Somewhere in the middle of performing "The Muse" at church yesterday, I realized that it wasn't that good a piece.
It has all the essential elements of drama. The main character, Neil, is having a struggle both internalized as an inability to create and externalized as a job he hates because diligence and quality are liabilities rather than assets. The conflict reaches its climax as he appeals to Calliope for inspiration, and it reaches resolution when she points out that he already is communing with her quite effortlessly, and hands him his paintbrush, a visible indicator of his reinstatement as an artist.
The essential failing of the drama, as I see it, is that it fails to say anything truly meaningful in his context.
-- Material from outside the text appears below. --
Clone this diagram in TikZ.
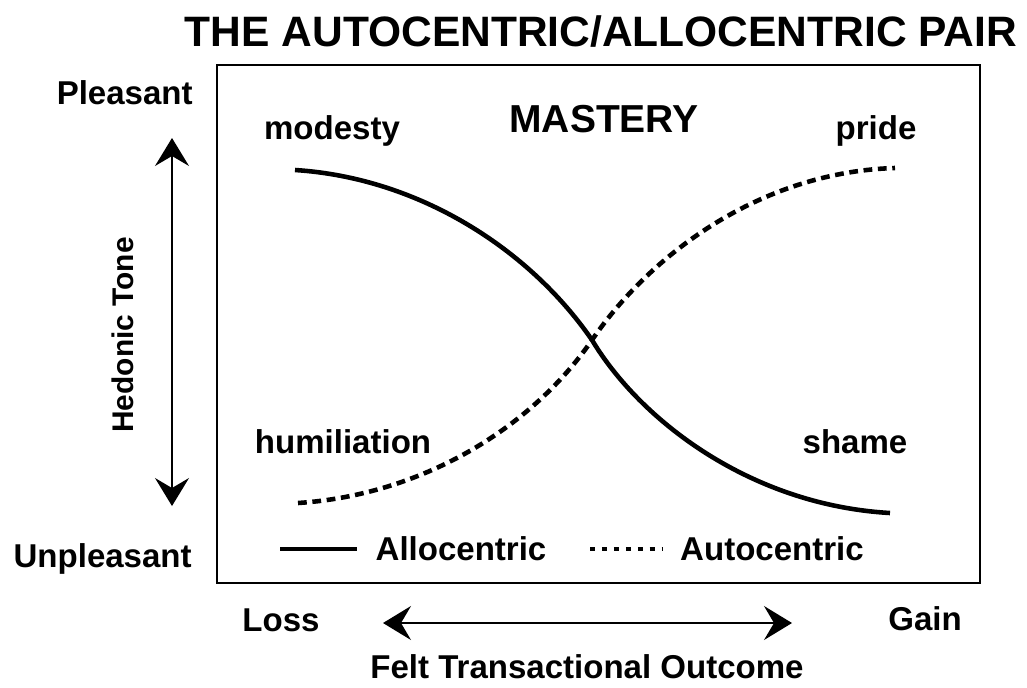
\documentclass[tikz,border=0pt]{standalone}
\usepackage{fontspec}
\setmainfont{Liberation Sans}
\usepackage{tikz}
\usetikzlibrary{positioning, arrows.meta}

\begin{document}
\begin{tikzpicture}[x=0.02cm, y=-0.02cm,
		lbl/.style={font=\bfseries\fontsize{18.8}{22}\selectfont, inner sep=0pt, anchor=base},
		bigarrow/.style={line width=0.85pt, {Stealth[length=0.56cm, width=0.68cm, inset=0.2cm]}-{Stealth[length=0.56cm, width=0.68cm, inset=0.2cm]}},
		allo/.style={line width=2.6pt},
		auto/.style={line width=2.6pt, dash pattern=on 5pt off 3.2pt}]
		\useasboundingbox (0,0) rectangle (1027,687);

		% Title and frame
		\node[lbl, font=\bfseries\fontsize{24.2}{28}\selectfont] (title) at (601,46) {THE AUTOCENTRIC/ALLOCENTRIC PAIR};
		\draw[line width=0.85pt] (217,65) rectangle (980,583);

		% Vertical axis
		\node[lbl, anchor=base east] (pleasant) at (193,104) {Pleasant};
		\node[lbl, anchor=base east] (unpleasant) at (192,567) {Unpleasant};
		\node[lbl, rotate=90, font=\bfseries\fontsize{17}{20}\selectfont] (hedonic) at (133,335) {Hedonic Tone};
		\coordinate (vtop) at (172,138);
		\coordinate (vbot) at (172,506);
		\draw[bigarrow] (vtop) -- (vbot);

		% Horizontal axis
		\node[lbl] (loss) at (281,631) {Loss};
		\node[lbl] (gain) at (925,630) {Gain};
		\node[lbl] (outcome) at (587,678) {Felt Transactional Outcome};
		\coordinate (hleft) at (383,623);
		\coordinate (hright) at (792,623);
		\draw[bigarrow] (hleft) -- (hright);

		% Labels in the box
		\node[lbl, font=\bfseries\fontsize{22.2}{26}\selectfont] (mastery) at (604,132) {MASTERY};
		\node[lbl] (modesty) at (332,139) {modesty};
		\node[lbl] (pride) at (876,139) {pride};
		\node[lbl] (humiliation) at (343,453) {humiliation};
		\node[lbl] (shame) at (855,453) {shame};

		% Curves
		\draw[allo] (295,170) .. controls (420,178) and (530,250) .. (592,340)
			.. controls (640,420) and (750,505) .. (890,513);
		\draw[auto] (298,503) .. controls (420,495) and (530,430) .. (592,340)
			.. controls (650,255) and (760,172) .. (895,168);

		% Legend
		\coordinate (l1a) at (280,549);
		\coordinate (l1b) at (357,549);
		\coordinate (l2a) at (590,549);
		\coordinate (l2b) at (662,549);
		\draw[allo] (l1a) -- (l1b);
		\node[lbl] (allolbl) at (461,560) {Allocentric};
		\draw[line width=1.8pt, dash pattern=on 3pt off 3.8pt] (l2a) -- (l2b);
		\node[lbl] (autolbl) at (772,560) {Autocentric};
	\end{tikzpicture}
\end{document}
So Neil hates his job and feels wasted as an artist. Those are certainly common enough attitudes, I'm sure, but the sermon that the drama was written to prepare the way for was "Tuning into God."
The drama didn't say anything about prayer, and it didn't really depict anything that would stir the soul and make people think about how they could pray. It does provide insight into my character and some of my struggles -- the ad agency described was based more or less on my experience with WCN Newspapers -- but I'm not convinced it provides any great insights into God, or prayer. I had hoped to do something where Calliope dived to a deeper level than Neil, and her insight and weightier messages slowly changed the way he was viewing his problems and began the process of resolving them.
And, ironically, my complete failure to accomplish that was probably the greatest strength of the drama.
The preacher referred to the piece several times during his sermon, saying how great it would be for us to develop an image of prayer as a matter of sitting down at a table in a cafe and chatting with God over a cup of coffee. After the service, several people came up, effusing praise over the drama.
Later Sunday it hit me why people may have reacted so strongly to it. I've taken it for granted for years that prayer is simply a conversation with God, and I've often depicted it in conversation and writing as something akin to having a milkshake with Godor sitting down and talking with him over a burger.
This is an old, familiar way of thinking for me, but that doesn't mean it's universal or even common. A friend of mine thinks it's great when I ask questions like what kind of dog Jesus had as a boy, because he's not used to thinking of Jesus in such human terms. By the same token, an accustomed way of thinking about prayer still can be insightful and revolutionary for someone who's never looked at it that way before.
So what made the piece effective had nothing to do with the stronger points of my writing, nor even what I hoped to do. The writing has some weaknesses anyway that I really should change to make it stronger, anyway. In a way, I'm reminded of Charles Sheldon's book "In His Steps." The book is badly written. The writing style is meretricious, there is no character development or plot to speak of, the book is melodramatic, and when characters appear, they're usually gone within the next five or six chapters. But I read the book, and even as I groaned over the writing, I was moved by its poignancy. The message itself was beautiful, and heart-rending, and even if it did spawn that fucking WWJD marketing craze about ten years ago, it remains a deeply powerful one: Before you make a decision, stop and ask yourself what Jesus would do, and then do that.
The book endures and remains worth reading not because of the writing, but because of the message. I'd rather have lousy writing and a good message that fantastic writing that says nothing. (Best of all is the writing that is both excellent and meaningful, but that is the rarest of combinations.)
This in turn inspires some thinking about my own writing, namely the principle of letting go. Nothing is ever finished; there is always room for improvement. But at some point you have to accept that it is done, toss the story upon the water, and begin work on the next one.